Your objective — In the material below, find how many lines contain the string "draw". Write only that number.

==============================

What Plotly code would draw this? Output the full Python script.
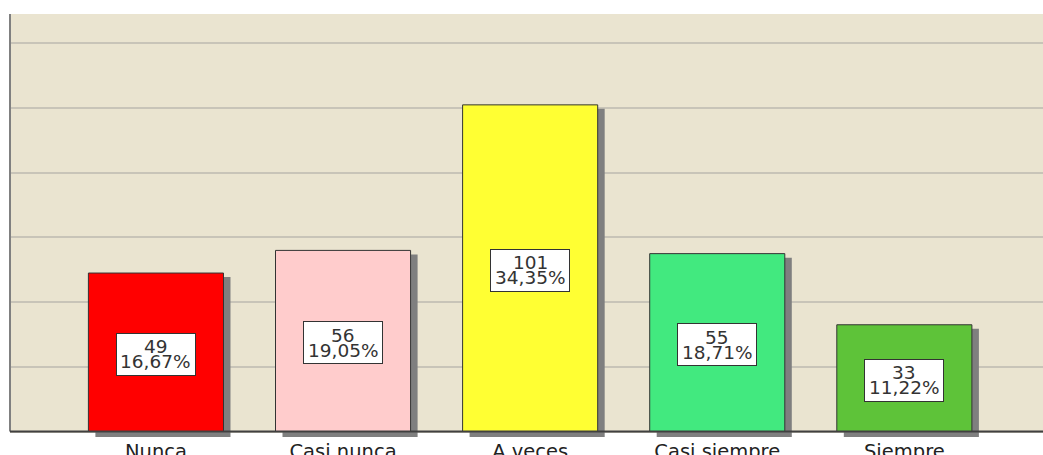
import plotly.graph_objects as go

# ---- data ----
categories = ["Nunca", "Casi nunca", "A veces", "Casi siempre", "Siempre"]
counts = [49, 56, 101, 55, 33]
bar_colors = ["#FF0000", "#FFCCCC", "#FFFF33", "#42E97F", "#5EC339"]

total = sum(counts)
pct_labels = [f"{c / total * 100:.2f}%".replace(".", ",") for c in counts]

# ---- geometry / style ----
W, H = 1043, 455
M_L, M_R, M_T, M_B = 10, 0, 14, 18
Y_MIN, Y_MAX = -1.7, 129.1
X_MIN, X_MAX = -0.780, 4.741
BAR_W = 0.722
PX_X = (W - M_L - M_R) / (X_MAX - X_MIN)
PX_Y = (H - M_T - M_B) / (Y_MAX - Y_MIN)
SH_DX = 7 / PX_X
SH_TOP = 4 / PX_Y
FONT = "DejaVu Sans"
BG = "#EAE4D0"
GRID = "#C8C4B8"

fig = go.Figure()

# shadows
fig.add_trace(go.Bar(
    x=categories,
    y=[c - SH_TOP - Y_MIN for c in counts],
    base=Y_MIN,
    width=BAR_W,
    offset=-BAR_W / 2 + SH_DX,
    marker=dict(color="#7F7F7F", line=dict(width=0)),
    hoverinfo="skip",
))
# bars
fig.add_trace(go.Bar(
    x=categories,
    y=counts,
    width=BAR_W,
    offset=-BAR_W / 2,
    marker=dict(color=bar_colors, line=dict(color="#333333", width=1)),
))

annotations = []
for cat, c, p in zip(categories, counts, pct_labels):
    annotations.append(dict(
        x=cat, y=c / 2, xref="x", yref="y", text=" ", showarrow=False,
        width=78, height=41, bgcolor="white", bordercolor="#333333",
        borderwidth=1, borderpad=0, yshift=-2,
    ))
    annotations.append(dict(
        x=cat, y=c / 2, xref="x", yref="y", text=str(c), showarrow=False,
        font=dict(family=FONT, size=18.5, color="#333333"), yshift=5.5,
    ))
    annotations.append(dict(
        x=cat, y=c / 2, xref="x", yref="y", text=p, showarrow=False,
        font=dict(family=FONT, size=18.5, color="#333333"), yshift=-9.5,
    ))

shapes = [
    # white strip below baseline
    dict(type="rect", xref="paper", x0=0, x1=1, yref="y", y0=Y_MIN, y1=0,
         fillcolor="white", line=dict(width=0), layer="below"),
    # left axis line
    dict(type="line", xref="paper", x0=0, x1=0, yref="y", y0=0, y1=Y_MAX,
         line=dict(color="#808080", width=2), layer="above"),
    # bottom axis line
    dict(type="line", xref="paper", x0=0, x1=1, yref="y", y0=0, y1=0,
         line=dict(color="#404040", width=2), layer="above"),
]

fig.update_layout(
    width=W, height=H,
    margin=dict(l=M_L, r=M_R, t=M_T, b=M_B, autoexpand=False),
    paper_bgcolor="white",
    plot_bgcolor=BG,
    barmode="overlay",
    showlegend=False,
    annotations=annotations,
    shapes=shapes,
    xaxis=dict(
        range=[X_MIN, X_MAX], showgrid=False, zeroline=False, showline=False,
        ticks="", automargin=False,
        tickfont=dict(family=FONT, size=19.5, color="#222222"),
    ),
    yaxis=dict(
        range=[Y_MIN, Y_MAX], showgrid=True, gridcolor=GRID, gridwidth=2,
        tick0=0, dtick=20, showticklabels=False, zeroline=False,
        showline=False, ticks="", automargin=False,
    ),
)

fig.write_html(
    "out.html",
    config={"displayModeBar": False},
    post_script="document.body.style.margin='0';document.body.style.overflow='hidden';",
)
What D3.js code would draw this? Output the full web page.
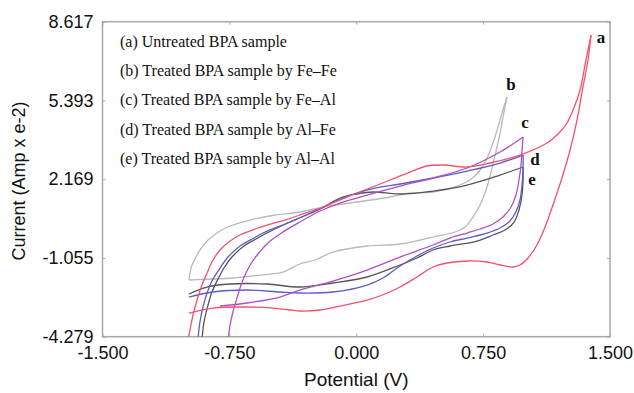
<!DOCTYPE html>
<html>
<head>
<meta charset="utf-8">
<script src="https://cdn.jsdelivr.net/npm/d3@7"></script>
<style>
  html, body { margin: 0; padding: 0; background: #fff; }
  svg { display: block; }
</style>
</head>
<body>
<svg id="chart" width="634" height="393"></svg>
<script>
// ---------- DATA ----------
const xTicks = [-1.5, -0.75, 0, 0.75, 1.5];
const xTickLabels = ["-1.500", "-0.750", "0.000", "0.750", "1.500"];
const yTicks = [-4.279, -1.055, 2.169, 5.393, 8.617];
const yTickLabels = ["-4.279", "-1.055", "2.169", "5.393", "8.617"];

const seriesNames = ["a", "b", "c", "d", "e"];
const legendLabels = [
  "(a) Untreated BPA sample",
  "(b) Treated BPA sample by Fe\u2013Fe",
  "(c) Treated BPA sample by Fe\u2013Al",
  "(d) Treated BPA sample by Al\u2013Fe",
  "(e) Treated BPA sample by Al\u2013Al"
];

// (potential V, current) – forward (upper) and reverse (lower) scans
const aForward = [[-0.995,-4.415],[-0.983,-4.005],[-0.965,-3.391],[-0.941,-2.777],[-0.912,-2.163],[-0.882,-1.672],[-0.847,-1.139],[-0.805,-0.730],[-0.746,-0.362],[-0.687,-0.116],[-0.599,0.130],[-0.528,0.293],[-0.421,0.498],[-0.333,0.703],[-0.197,1.030],[-0.096,1.317],[0.004,1.604],[0.111,1.890],[0.200,2.136],[0.318,2.463],[0.418,2.709],[0.513,2.750],[0.655,2.668],[0.791,2.832],[0.968,3.159],[1.128,3.651],[1.204,4.101],[1.246,4.469],[1.293,5.206],[1.323,5.820],[1.358,7.049],[1.388,8.072]];
const aReverse = [[1.388,8.072],[1.370,7.049],[1.340,5.943],[1.305,4.592],[1.264,3.364],[1.216,2.218],[1.163,1.112],[1.116,0.212],[1.068,-0.525],[1.015,-1.058],[0.968,-1.344],[0.927,-1.426],[0.850,-1.344],[0.773,-1.221],[0.655,-1.180],[0.536,-1.262],[0.454,-1.426],[0.359,-1.835],[0.259,-2.245],[0.170,-2.531],[0.064,-2.777],[-0.096,-3.023],[-0.214,-3.186],[-0.333,-3.227],[-0.492,-3.105],[-0.646,-3.064],[-0.847,-3.105],[-0.989,-3.309]];

const bForward = [[-0.989,-1.958],[-0.983,-1.672],[-0.971,-1.344],[-0.947,-1.017],[-0.924,-0.730],[-0.876,-0.321],[-0.823,-0.034],[-0.746,0.253],[-0.628,0.498],[-0.480,0.703],[-0.333,0.826],[-0.197,1.030],[0.004,1.235],[0.200,1.440],[0.318,1.604],[0.454,1.645],[0.554,1.808],[0.613,1.931],[0.672,2.136],[0.732,2.545],[0.773,3.036],[0.808,3.651],[0.838,4.306],[0.867,5.002],[0.891,5.534]];
const bReverse = [[0.891,5.534],[0.873,4.920],[0.850,4.060],[0.814,2.955],[0.773,1.849],[0.732,1.112],[0.690,0.621],[0.643,0.212],[0.584,0.007],[0.454,-0.198],[0.259,-0.484],[0.064,-0.566],[-0.138,-0.812],[-0.244,-1.139],[-0.333,-1.303],[-0.433,-1.631],[-0.569,-1.754],[-0.729,-1.876],[-0.847,-1.917],[-0.989,-1.958]];

const cForward = [[-0.758,-4.415],[-0.746,-3.801],[-0.729,-3.268],[-0.705,-2.695],[-0.681,-2.163],[-0.652,-1.672],[-0.616,-1.221],[-0.581,-0.894],[-0.522,-0.443],[-0.451,-0.075],[-0.333,0.416],[-0.214,0.867],[-0.096,1.194],[0.064,1.522],[0.259,1.890],[0.454,2.218],[0.655,2.627],[0.850,3.282],[0.986,3.896]];
const cReverse = [[0.986,3.896],[0.980,3.364],[0.974,2.750],[0.962,2.136],[0.944,1.522],[0.915,1.030],[0.867,0.621],[0.808,0.334],[0.732,0.130],[0.655,-0.034],[0.554,-0.239],[0.454,-0.525],[0.259,-1.017],[0.064,-1.549],[-0.138,-1.999],[-0.333,-2.368],[-0.451,-2.654],[-0.646,-2.900],[-0.805,-3.023]];

const dForward = [[-0.936,-4.415],[-0.924,-3.678],[-0.906,-3.064],[-0.882,-2.490],[-0.853,-1.999],[-0.805,-1.467],[-0.758,-1.017],[-0.687,-0.566],[-0.616,-0.280],[-0.551,-0.034],[-0.392,0.416],[-0.214,0.949],[-0.096,1.358],[0.004,1.604],[0.111,1.808],[0.259,1.972],[0.454,2.218],[0.655,2.504],[0.850,2.832],[0.986,3.159]];
const dReverse = [[0.986,3.159],[0.986,2.545],[0.980,1.931],[0.968,1.317],[0.944,0.826],[0.903,0.416],[0.850,0.171],[0.773,-0.034],[0.655,-0.239],[0.554,-0.402],[0.454,-0.648],[0.359,-0.976],[0.259,-1.385],[0.158,-1.876],[0.064,-2.163],[-0.138,-2.449],[-0.333,-2.490],[-0.451,-2.449],[-0.646,-2.368],[-0.847,-2.449],[-0.989,-2.654]];

const eForward = [[-0.912,-4.415],[-0.900,-3.678],[-0.876,-2.982],[-0.853,-2.449],[-0.823,-1.999],[-0.782,-1.467],[-0.735,-1.017],[-0.664,-0.566],[-0.593,-0.280],[-0.528,-0.034],[-0.392,0.416],[-0.214,0.949],[-0.096,1.399],[0.004,1.563],[0.099,1.645],[0.259,1.563],[0.454,1.685],[0.655,1.931],[0.850,2.340],[0.986,2.668]];
const eReverse = [[0.986,2.668],[0.986,2.136],[0.980,1.522],[0.962,0.908],[0.933,0.416],[0.879,0.089],[0.808,-0.116],[0.714,-0.362],[0.554,-0.566],[0.454,-0.730],[0.359,-1.058],[0.259,-1.344],[0.064,-1.835],[-0.138,-2.081],[-0.333,-2.245],[-0.528,-2.122],[-0.746,-2.122],[-0.882,-2.245],[-0.989,-2.531]];

// curve label anchors (data coords)
const curveLabelPos = [[1.447,7.745],[0.915,5.820],[0.998,4.265],[1.057,2.750],[1.039,1.930]];

// ---------- CHART ----------
const W = 634, H = 393;
const m = {left: 102.5, right: 24, top: 21.7, bottom: 56.3};
const iw = W - m.left - m.right, ih = H - m.top - m.bottom;

const colors = {a: "#f5506c", b: "#b9b9b9", c: "#b24ec0", d: "#5a5ccc", e: "#555555"};
const seriesData = {
  a: [aForward, aReverse], b: [bForward, bReverse], c: [cForward, cReverse],
  d: [dForward, dReverse], e: [eForward, eReverse]
};

const svg = d3.select("#chart");
const x = d3.scaleLinear().domain([-1.5, 1.5]).range([0, iw]);
const y = d3.scaleLinear().domain([-4.279, 8.617]).range([ih, 0]);

const g = svg.append("g").attr("transform", `translate(${m.left},${m.top})`);

g.append("defs").append("clipPath").attr("id", "clip")
  .append("rect").attr("x", 0).attr("y", 0).attr("width", iw).attr("height", ih);

// frame
g.append("rect").attr("x", 0).attr("y", 0).attr("width", iw).attr("height", ih)
  .attr("fill", "none").attr("stroke", "#a8a8a8").attr("stroke-width", 1.5);

const fmtX = (d, i) => xTickLabels[i];
const fmtY = (d, i) => yTickLabels[i];

const axStyle = sel => {
  sel.select(".domain").remove();
  sel.selectAll(".tick line").attr("stroke", "#a8a8a8").attr("stroke-width", 1);
  sel.selectAll("text").attr("fill", "#111")
    .style("font-family", "'Liberation Sans', Arial, sans-serif").style("font-size", "18px");
};

g.append("g").attr("transform", `translate(0,${ih})`)
  .call(d3.axisBottom(x).tickValues(xTicks).tickFormat(fmtX).tickSizeInner(-3).tickSizeOuter(0).tickPadding(10))
  .call(axStyle);
g.append("g")
  .call(d3.axisLeft(y).tickValues(yTicks).tickFormat(fmtY).tickSizeInner(-3).tickSizeOuter(0).tickPadding(9))
  .call(axStyle);
g.append("g")
  .call(d3.axisTop(x).tickValues(xTicks).tickFormat("").tickSizeInner(-3).tickSizeOuter(0))
  .call(axStyle);
g.append("g").attr("transform", `translate(${iw},0)`)
  .call(d3.axisRight(y).tickValues(yTicks).tickFormat("").tickSizeInner(-3).tickSizeOuter(0))
  .call(axStyle);

// curves
const line = d3.line().x(d => x(d[0])).y(d => y(d[1])).curve(d3.curveCatmullRom.alpha(0.5));
const plot = g.append("g").attr("clip-path", "url(#clip)");
["b", "e", "d", "c", "a"].forEach(k => {
  seriesData[k].forEach(branch => {
    plot.append("path").datum(branch).attr("d", line)
      .attr("fill", "none").attr("stroke", colors[k]).attr("stroke-width", 1.3);
  });
});

// curve labels
g.selectAll(".clab").data(seriesNames).enter().append("text")
  .attr("x", (d, i) => x(curveLabelPos[i][0]))
  .attr("y", (d, i) => y(curveLabelPos[i][1]))
  .attr("text-anchor", "middle")
  .style("font-family", "'Liberation Serif', 'Times New Roman', serif")
  .style("font-weight", "bold").style("font-size", "17px").attr("fill", "#111")
  .text(d => d);

// legend text
g.selectAll(".leg").data(legendLabels).enter().append("text")
  .attr("x", 120 - m.left)
  .attr("y", (d, i) => 47 + i * 29.2 - m.top)
  .style("font-family", "'Liberation Serif', 'Times New Roman', serif")
  .style("font-size", "16px").attr("fill", "#111")
  .text(d => d);

// axis titles
svg.append("text")
  .attr("x", m.left + iw / 2).attr("y", 386)
  .attr("text-anchor", "middle")
  .style("font-family", "'Liberation Sans', Arial, sans-serif").style("font-size", "19px")
  .attr("fill", "#111").text("Potential (V)");
svg.append("text")
  .attr("transform", "translate(25,181) rotate(-90)")
  .attr("text-anchor", "middle")
  .style("font-family", "'Liberation Sans', Arial, sans-serif").style("font-size", "18px")
  .attr("fill", "#111").text("Current (Amp x e-2)");
</script>
</body>
</html>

==============================

Reply — 2